INSTRUCTION:
Line by line, repeat the data below exactly, beginning at the first line and ending at the line with "1e7, 1e8, 1e9];". Omit pictures.
──────── SUPPLIED INFORMATION
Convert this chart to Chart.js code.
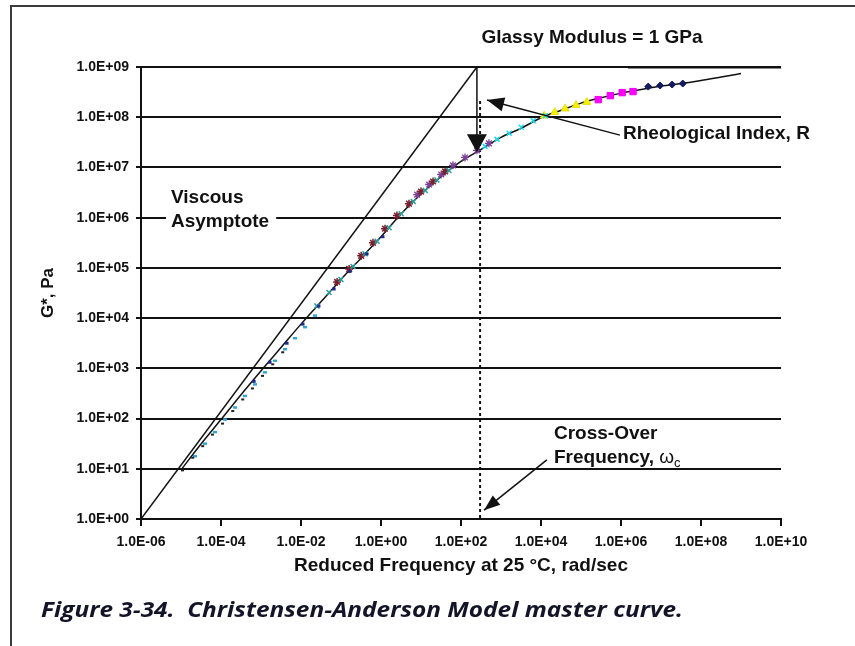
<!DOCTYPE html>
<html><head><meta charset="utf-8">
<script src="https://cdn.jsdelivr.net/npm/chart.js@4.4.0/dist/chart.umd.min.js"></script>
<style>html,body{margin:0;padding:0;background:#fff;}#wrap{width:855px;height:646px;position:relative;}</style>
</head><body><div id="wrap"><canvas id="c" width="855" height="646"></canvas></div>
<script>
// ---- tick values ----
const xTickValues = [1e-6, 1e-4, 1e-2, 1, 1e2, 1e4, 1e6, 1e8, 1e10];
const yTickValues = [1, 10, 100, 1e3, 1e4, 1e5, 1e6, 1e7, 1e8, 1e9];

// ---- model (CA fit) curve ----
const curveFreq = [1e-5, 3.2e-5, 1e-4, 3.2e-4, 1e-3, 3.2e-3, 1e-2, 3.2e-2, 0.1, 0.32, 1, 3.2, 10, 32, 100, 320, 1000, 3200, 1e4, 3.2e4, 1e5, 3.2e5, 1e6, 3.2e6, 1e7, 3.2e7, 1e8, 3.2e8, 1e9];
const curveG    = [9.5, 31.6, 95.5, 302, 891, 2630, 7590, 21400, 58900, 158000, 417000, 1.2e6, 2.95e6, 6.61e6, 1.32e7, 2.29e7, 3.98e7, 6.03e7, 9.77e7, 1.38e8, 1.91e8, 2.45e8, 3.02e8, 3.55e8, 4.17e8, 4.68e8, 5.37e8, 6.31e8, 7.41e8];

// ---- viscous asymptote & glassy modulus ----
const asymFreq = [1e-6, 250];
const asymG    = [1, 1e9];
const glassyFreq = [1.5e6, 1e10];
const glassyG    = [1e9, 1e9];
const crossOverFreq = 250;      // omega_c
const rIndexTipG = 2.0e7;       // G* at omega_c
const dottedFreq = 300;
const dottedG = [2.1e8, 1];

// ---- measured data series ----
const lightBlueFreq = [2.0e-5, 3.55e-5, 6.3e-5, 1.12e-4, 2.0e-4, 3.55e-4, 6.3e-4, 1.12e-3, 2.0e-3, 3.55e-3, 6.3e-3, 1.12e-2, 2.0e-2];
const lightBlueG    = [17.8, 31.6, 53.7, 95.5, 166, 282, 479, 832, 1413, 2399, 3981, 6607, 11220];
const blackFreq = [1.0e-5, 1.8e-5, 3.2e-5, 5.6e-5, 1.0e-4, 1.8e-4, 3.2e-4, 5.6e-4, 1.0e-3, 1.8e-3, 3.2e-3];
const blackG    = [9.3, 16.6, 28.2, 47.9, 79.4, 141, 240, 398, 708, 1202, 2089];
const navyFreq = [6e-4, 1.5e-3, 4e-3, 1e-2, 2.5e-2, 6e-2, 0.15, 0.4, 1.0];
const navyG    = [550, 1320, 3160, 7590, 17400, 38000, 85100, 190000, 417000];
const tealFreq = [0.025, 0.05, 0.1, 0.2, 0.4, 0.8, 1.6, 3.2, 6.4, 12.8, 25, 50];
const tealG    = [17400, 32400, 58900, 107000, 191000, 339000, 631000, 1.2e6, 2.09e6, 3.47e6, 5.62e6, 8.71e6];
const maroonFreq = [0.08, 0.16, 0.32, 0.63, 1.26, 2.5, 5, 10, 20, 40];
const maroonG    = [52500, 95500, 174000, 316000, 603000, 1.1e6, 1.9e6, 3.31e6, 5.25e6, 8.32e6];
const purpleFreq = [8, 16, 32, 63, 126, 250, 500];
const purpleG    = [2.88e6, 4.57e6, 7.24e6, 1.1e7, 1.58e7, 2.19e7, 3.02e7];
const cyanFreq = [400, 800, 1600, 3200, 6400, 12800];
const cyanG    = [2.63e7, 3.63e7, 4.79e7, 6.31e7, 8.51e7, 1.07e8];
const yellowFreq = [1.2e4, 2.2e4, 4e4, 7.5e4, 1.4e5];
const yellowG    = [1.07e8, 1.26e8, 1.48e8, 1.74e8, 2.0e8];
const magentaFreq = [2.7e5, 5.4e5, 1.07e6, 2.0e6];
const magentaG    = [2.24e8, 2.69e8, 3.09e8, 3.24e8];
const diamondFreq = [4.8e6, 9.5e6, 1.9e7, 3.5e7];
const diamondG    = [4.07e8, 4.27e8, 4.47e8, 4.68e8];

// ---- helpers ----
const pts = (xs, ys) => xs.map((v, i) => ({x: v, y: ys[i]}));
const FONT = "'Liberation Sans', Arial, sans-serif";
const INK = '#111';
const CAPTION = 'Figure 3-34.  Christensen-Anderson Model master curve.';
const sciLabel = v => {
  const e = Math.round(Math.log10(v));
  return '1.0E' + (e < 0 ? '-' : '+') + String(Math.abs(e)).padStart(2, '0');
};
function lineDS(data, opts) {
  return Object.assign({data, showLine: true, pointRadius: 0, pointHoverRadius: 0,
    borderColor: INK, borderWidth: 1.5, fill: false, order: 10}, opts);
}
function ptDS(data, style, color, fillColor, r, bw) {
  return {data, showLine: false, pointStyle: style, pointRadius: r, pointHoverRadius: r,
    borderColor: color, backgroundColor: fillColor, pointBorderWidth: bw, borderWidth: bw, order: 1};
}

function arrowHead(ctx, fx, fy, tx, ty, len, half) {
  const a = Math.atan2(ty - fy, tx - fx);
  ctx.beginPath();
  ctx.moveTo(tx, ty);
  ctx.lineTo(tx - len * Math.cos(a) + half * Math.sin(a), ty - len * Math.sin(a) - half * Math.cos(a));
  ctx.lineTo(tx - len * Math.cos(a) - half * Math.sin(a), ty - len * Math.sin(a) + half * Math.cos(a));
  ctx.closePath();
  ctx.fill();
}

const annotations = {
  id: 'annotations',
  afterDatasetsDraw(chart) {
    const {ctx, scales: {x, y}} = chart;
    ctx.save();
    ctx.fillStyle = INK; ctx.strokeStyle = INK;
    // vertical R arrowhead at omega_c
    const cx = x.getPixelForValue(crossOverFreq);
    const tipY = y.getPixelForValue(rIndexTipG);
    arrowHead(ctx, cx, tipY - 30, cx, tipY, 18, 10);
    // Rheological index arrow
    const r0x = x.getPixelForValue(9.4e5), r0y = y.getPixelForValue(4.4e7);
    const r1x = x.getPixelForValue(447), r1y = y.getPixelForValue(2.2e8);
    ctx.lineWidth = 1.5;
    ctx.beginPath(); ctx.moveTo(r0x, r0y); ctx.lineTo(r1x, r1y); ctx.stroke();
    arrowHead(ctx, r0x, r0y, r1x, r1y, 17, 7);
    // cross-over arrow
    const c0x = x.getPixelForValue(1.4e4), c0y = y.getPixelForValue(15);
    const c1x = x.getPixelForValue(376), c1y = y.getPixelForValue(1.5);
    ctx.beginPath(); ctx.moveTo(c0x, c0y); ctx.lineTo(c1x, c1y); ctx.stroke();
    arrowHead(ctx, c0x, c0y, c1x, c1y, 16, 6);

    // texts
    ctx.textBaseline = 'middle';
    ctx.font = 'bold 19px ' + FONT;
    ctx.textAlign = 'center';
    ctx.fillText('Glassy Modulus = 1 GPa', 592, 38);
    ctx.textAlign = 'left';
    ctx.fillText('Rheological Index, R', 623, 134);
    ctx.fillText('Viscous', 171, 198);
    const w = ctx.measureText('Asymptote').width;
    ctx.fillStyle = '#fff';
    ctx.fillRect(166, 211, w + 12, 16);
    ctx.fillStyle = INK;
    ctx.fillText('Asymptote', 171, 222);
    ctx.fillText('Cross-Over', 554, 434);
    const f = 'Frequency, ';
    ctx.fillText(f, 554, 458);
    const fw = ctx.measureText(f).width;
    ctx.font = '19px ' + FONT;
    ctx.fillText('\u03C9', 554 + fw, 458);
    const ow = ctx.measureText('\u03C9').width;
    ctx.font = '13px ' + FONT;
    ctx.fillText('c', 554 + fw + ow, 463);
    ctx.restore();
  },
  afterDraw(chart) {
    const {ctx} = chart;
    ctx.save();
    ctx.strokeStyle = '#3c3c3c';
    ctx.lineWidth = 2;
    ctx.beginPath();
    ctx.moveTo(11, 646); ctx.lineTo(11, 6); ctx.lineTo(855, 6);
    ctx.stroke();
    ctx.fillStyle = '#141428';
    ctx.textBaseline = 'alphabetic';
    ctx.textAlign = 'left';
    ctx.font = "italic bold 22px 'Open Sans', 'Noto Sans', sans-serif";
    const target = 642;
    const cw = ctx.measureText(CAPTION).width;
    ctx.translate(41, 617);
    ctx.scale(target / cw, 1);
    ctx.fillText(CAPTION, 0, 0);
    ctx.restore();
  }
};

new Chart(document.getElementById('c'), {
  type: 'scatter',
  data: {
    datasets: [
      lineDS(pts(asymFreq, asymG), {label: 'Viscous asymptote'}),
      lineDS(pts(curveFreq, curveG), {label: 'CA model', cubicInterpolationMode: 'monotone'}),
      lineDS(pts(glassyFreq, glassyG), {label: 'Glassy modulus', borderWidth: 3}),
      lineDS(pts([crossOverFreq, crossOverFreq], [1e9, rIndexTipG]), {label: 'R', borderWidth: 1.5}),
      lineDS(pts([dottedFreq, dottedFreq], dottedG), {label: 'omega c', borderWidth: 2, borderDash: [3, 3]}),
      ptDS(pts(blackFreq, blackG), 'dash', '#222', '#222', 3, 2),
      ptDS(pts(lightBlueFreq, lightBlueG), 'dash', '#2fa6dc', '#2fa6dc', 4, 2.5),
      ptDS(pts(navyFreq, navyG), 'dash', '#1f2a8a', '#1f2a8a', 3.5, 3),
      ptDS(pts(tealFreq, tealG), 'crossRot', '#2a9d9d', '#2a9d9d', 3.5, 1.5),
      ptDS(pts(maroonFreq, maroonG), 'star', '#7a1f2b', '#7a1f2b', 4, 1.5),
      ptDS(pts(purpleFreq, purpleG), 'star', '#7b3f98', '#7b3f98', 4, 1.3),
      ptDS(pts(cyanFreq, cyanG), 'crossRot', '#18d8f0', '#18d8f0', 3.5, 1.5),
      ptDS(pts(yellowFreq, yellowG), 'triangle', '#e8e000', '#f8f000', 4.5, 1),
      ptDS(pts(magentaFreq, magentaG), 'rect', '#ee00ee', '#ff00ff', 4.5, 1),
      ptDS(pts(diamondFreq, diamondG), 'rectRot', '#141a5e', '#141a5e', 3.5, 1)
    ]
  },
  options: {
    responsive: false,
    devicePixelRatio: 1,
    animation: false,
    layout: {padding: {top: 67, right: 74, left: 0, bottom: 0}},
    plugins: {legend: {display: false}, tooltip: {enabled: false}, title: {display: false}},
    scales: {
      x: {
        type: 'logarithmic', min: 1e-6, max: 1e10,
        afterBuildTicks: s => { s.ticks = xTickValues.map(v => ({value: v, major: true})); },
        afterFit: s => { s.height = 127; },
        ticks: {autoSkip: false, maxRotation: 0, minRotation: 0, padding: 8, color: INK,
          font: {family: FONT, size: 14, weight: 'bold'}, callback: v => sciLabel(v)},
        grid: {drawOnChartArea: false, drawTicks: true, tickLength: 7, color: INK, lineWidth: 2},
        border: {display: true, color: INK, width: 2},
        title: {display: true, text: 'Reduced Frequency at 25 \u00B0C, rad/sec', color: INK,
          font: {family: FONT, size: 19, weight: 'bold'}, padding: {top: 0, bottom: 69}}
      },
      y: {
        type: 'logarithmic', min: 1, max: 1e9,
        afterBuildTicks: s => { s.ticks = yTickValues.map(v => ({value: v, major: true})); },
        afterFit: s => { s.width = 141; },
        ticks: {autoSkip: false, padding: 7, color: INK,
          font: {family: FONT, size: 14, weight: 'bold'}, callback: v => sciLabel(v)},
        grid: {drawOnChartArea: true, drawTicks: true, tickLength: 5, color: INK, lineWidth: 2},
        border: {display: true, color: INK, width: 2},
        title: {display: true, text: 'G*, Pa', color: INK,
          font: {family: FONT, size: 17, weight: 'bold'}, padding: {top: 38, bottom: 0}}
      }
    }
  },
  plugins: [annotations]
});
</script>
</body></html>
────────────────
SOLUTION TO THIS TASK:
Convert this chart to Chart.js code.
<!DOCTYPE html>
<html><head><meta charset="utf-8">
<script src="https://cdn.jsdelivr.net/npm/chart.js@4.4.0/dist/chart.umd.min.js"></script>
<style>html,body{margin:0;padding:0;background:#fff;}#wrap{width:855px;height:646px;position:relative;}</style>
</head><body><div id="wrap"><canvas id="c" width="855" height="646"></canvas></div>
<script>
// ---- tick values ----
const xTickValues = [1e-6, 1e-4, 1e-2, 1, 1e2, 1e4, 1e6, 1e8, 1e10];
const yTickValues = [1, 10, 100, 1e3, 1e4, 1e5, 1e6, 1e7, 1e8, 1e9];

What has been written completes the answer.